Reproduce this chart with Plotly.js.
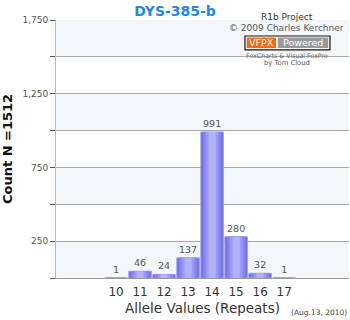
<!DOCTYPE html>
<html><head><meta charset="utf-8">
<script src="https://cdn.plot.ly/plotly-3.0.1.min.js"></script>
<style>html,body{margin:0;padding:0;background:#fff}#chart{width:350px;height:320px}</style>
</head><body><div id="chart"></div>
<script>
const alleles = [10, 11, 12, 13, 14, 15, 16, 17];
const counts = [1, 46, 24, 137, 991, 280, 32, 1];
const yTickVals = [0, 250, 500, 750, 1000, 1250, 1500, 1750];
const yTickText = ['', '250', '', '750', '', '1,250', '', '1,750'];
const bandStarts = [0, 500, 1000, 1500];

const font = 'DejaVu Sans, Verdana, sans-serif';
const layers = [
  {w: 0.94, c: '#7070e8'},
  {w: 0.76, c: '#8484ef'},
  {w: 0.54, c: '#9a9af5'},
  {w: 0.30, c: '#b2b2fa'}
];
const traces = layers.map((l, i) => ({
  type: 'bar', x: alleles, y: counts, width: l.w,
  marker: {color: l.c, line: {width: i === 0 ? 1 : 0, color: '#a0a0f6'}},
  text: i === 0 ? counts.map(String) : undefined,
  textposition: i === 0 ? 'outside' : 'none',
  textfont: {family: font, size: 9.5, color: '#555'},
  cliponaxis: false,
  hoverinfo: 'skip', showlegend: false
}));

const shapes = bandStarts.map(b => ({
  type: 'rect', xref: 'paper', yref: 'y', x0: 0, x1: 1, y0: b, y1: b + 250,
  fillcolor: '#f3f7f9', line: {width: 0}, layer: 'below'
}));
// VFPX Powered logo
shapes.push({type: 'rect', xref: 'paper', yref: 'paper', x0: 0.645, x1: 0.935, y0: 0.884, y1: 0.938, line: {color: '#111', width: 1.2}, fillcolor: '#fff'});
shapes.push({type: 'rect', xref: 'paper', yref: 'paper', x0: 0.651, x1: 0.751, y0: 0.891, y1: 0.932, line: {width: 0}, fillcolor: '#f26a12'});
shapes.push({type: 'rect', xref: 'paper', yref: 'paper', x0: 0.757, x1: 0.929, y0: 0.891, y1: 0.932, line: {width: 0}, fillcolor: '#9a9a9a'});

const ann = (x, y, text, size, color, xanchor) => ({
  xref: 'paper', yref: 'paper', x: x, y: y, xanchor: xanchor || 'center', yanchor: 'middle',
  text: text, showarrow: false, font: {family: font, size: size, color: color}
});

const layout = {
  width: 350, height: 320,
  margin: {l: 56, r: 1, t: 20, b: 42},
  paper_bgcolor: '#fff', plot_bgcolor: '#fff',
  barmode: 'overlay',
  title: {text: '<b>DYS-385-b</b>', font: {family: font, size: 14, color: '#1e88f0'}, x: 0.5, xanchor: 'center', y: 0.965, yanchor: 'middle'},
  xaxis: {
    range: [7.5, 19.7], tickvals: alleles, ticktext: alleles.map(String),
    tickfont: {family: font, size: 12, color: '#333'}, ticklabelstandoff: 3,
    showgrid: false, zeroline: false, showline: true, linecolor: '#999', linewidth: 1,
    ticks: '', title: {text: 'Allele Values (Repeats)', font: {family: font, size: 13.5, color: '#333'}, standoff: 5}
  },
  yaxis: {
    range: [0, 1750], tickvals: yTickVals, ticktext: yTickText,
    tickfont: {family: font, size: 9, color: '#555'},
    showgrid: true, gridcolor: '#a8a8a8', gridwidth: 1,
    zeroline: false, showline: true, linecolor: '#bbb', linewidth: 1,
    ticks: 'outside', ticklen: 5, tickcolor: '#555',
    title: {text: '<b>Count N =1512</b>', font: {family: font, size: 13, color: '#111'}, standoff: 14}
  },
  shapes: shapes,
  annotations: [
    ann(0.788, 1.012, 'R1b Project', 9, '#333'),
    ann(0.787, 0.969, '© 2009 Charles Kerchner', 9, '#555'),
    ann(0.701, 0.911, 'VFPX', 9.5, '#fff'),
    ann(0.843, 0.911, 'Powered', 9.5, '#fff'),
    ann(0.787, 0.864, 'FoxCharts &amp; Visual FoxPro', 6.3, '#666'),
    ann(0.787, 0.833, 'by Tom Cloud', 6.8, '#555'),
    ann(1.0, -0.135, '(Aug.13, 2010)', 7.5, '#444', 'right')
  ]
};

Plotly.newPlot('chart', traces, layout, {displayModeBar: false, staticPlot: true});
</script></body></html>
________________
Your instructions:
Repeat the listing verbatim. Skip the pictures.

Expected answer:
Reproduce this chart with Plotly.js.
<!DOCTYPE html>
<html><head><meta charset="utf-8">
<script src="https://cdn.plot.ly/plotly-3.0.1.min.js"></script>
<style>html,body{margin:0;padding:0;background:#fff}#chart{width:350px;height:320px}</style>
</head><body><div id="chart"></div>
<script>
const alleles = [10, 11, 12, 13, 14, 15, 16, 17];
const counts = [1, 46, 24, 137, 991, 280, 32, 1];
const yTickVals = [0, 250, 500, 750, 1000, 1250, 1500, 1750];
const yTickText = ['', '250', '', '750', '', '1,250', '', '1,750'];
const bandStarts = [0, 500, 1000, 1500];

const font = 'DejaVu Sans, Verdana, sans-serif';
const layers = [
  {w: 0.94, c: '#7070e8'},
  {w: 0.76, c: '#8484ef'},
  {w: 0.54, c: '#9a9af5'},
  {w: 0.30, c: '#b2b2fa'}
];
const traces = layers.map((l, i) => ({
  type: 'bar', x: alleles, y: counts, width: l.w,
  marker: {color: l.c, line: {width: i === 0 ? 1 : 0, color: '#a0a0f6'}},
  text: i === 0 ? counts.map(String) : undefined,
  textposition: i === 0 ? 'outside' : 'none',
  textfont: {family: font, size: 9.5, color: '#555'},
  cliponaxis: false,
  hoverinfo: 'skip', showlegend: false
}));

const shapes = bandStarts.map(b => ({
  type: 'rect', xref: 'paper', yref: 'y', x0: 0, x1: 1, y0: b, y1: b + 250,
  fillcolor: '#f3f7f9', line: {width: 0}, layer: 'below'
}));
// VFPX Powered logo
shapes.push({type: 'rect', xref: 'paper', yref: 'paper', x0: 0.645, x1: 0.935, y0: 0.884, y1: 0.938, line: {color: '#111', width: 1.2}, fillcolor: '#fff'});
shapes.push({type: 'rect', xref: 'paper', yref: 'paper', x0: 0.651, x1: 0.751, y0: 0.891, y1: 0.932, line: {width: 0}, fillcolor: '#f26a12'});
shapes.push({type: 'rect', xref: 'paper', yref: 'paper', x0: 0.757, x1: 0.929, y0: 0.891, y1: 0.932, line: {width: 0}, fillcolor: '#9a9a9a'});

const ann = (x, y, text, size, color, xanchor) => ({
  xref: 'paper', yref: 'paper', x: x, y: y, xanchor: xanchor || 'center', yanchor: 'middle',
  text: text, showarrow: false, font: {family: font, size: size, color: color}
});

const layout = {
  width: 350, height: 320,
  margin: {l: 56, r: 1, t: 20, b: 42},
  paper_bgcolor: '#fff', plot_bgcolor: '#fff',
  barmode: 'overlay',
  title: {text: '<b>DYS-385-b</b>', font: {family: font, size: 14, color: '#1e88f0'}, x: 0.5, xanchor: 'center', y: 0.965, yanchor: 'middle'},
  xaxis: {
    range: [7.5, 19.7], tickvals: alleles, ticktext: alleles.map(String),
    tickfont: {family: font, size: 12, color: '#333'}, ticklabelstandoff: 3,
    showgrid: false, zeroline: false, showline: true, linecolor: '#999', linewidth: 1,
    ticks: '', title: {text: 'Allele Values (Repeats)', font: {family: font, size: 13.5, color: '#333'}, standoff: 5}
  },
  yaxis: {
    range: [0, 1750], tickvals: yTickVals, ticktext: yTickText,
    tickfont: {family: font, size: 9, color: '#555'},
    showgrid: true, gridcolor: '#a8a8a8', gridwidth: 1,
    zeroline: false, showline: true, linecolor: '#bbb', linewidth: 1,
    ticks: 'outside', ticklen: 5, tickcolor: '#555',
    title: {text: '<b>Count N =1512</b>', font: {family: font, size: 13, color: '#111'}, standoff: 14}
  },
  shapes: shapes,
  annotations: [
    ann(0.788, 1.012, 'R1b Project', 9, '#333'),
    ann(0.787, 0.969, '© 2009 Charles Kerchner', 9, '#555'),
    ann(0.701, 0.911, 'VFPX', 9.5, '#fff'),
    ann(0.843, 0.911, 'Powered', 9.5, '#fff'),
    ann(0.787, 0.864, 'FoxCharts &amp; Visual FoxPro', 6.3, '#666'),
    ann(0.787, 0.833, 'by Tom Cloud', 6.8, '#555'),
    ann(1.0, -0.135, '(Aug.13, 2010)', 7.5, '#444', 'right')
  ]
};

Plotly.newPlot('chart', traces, layout, {displayModeBar: false, staticPlot: true});
</script></body></html>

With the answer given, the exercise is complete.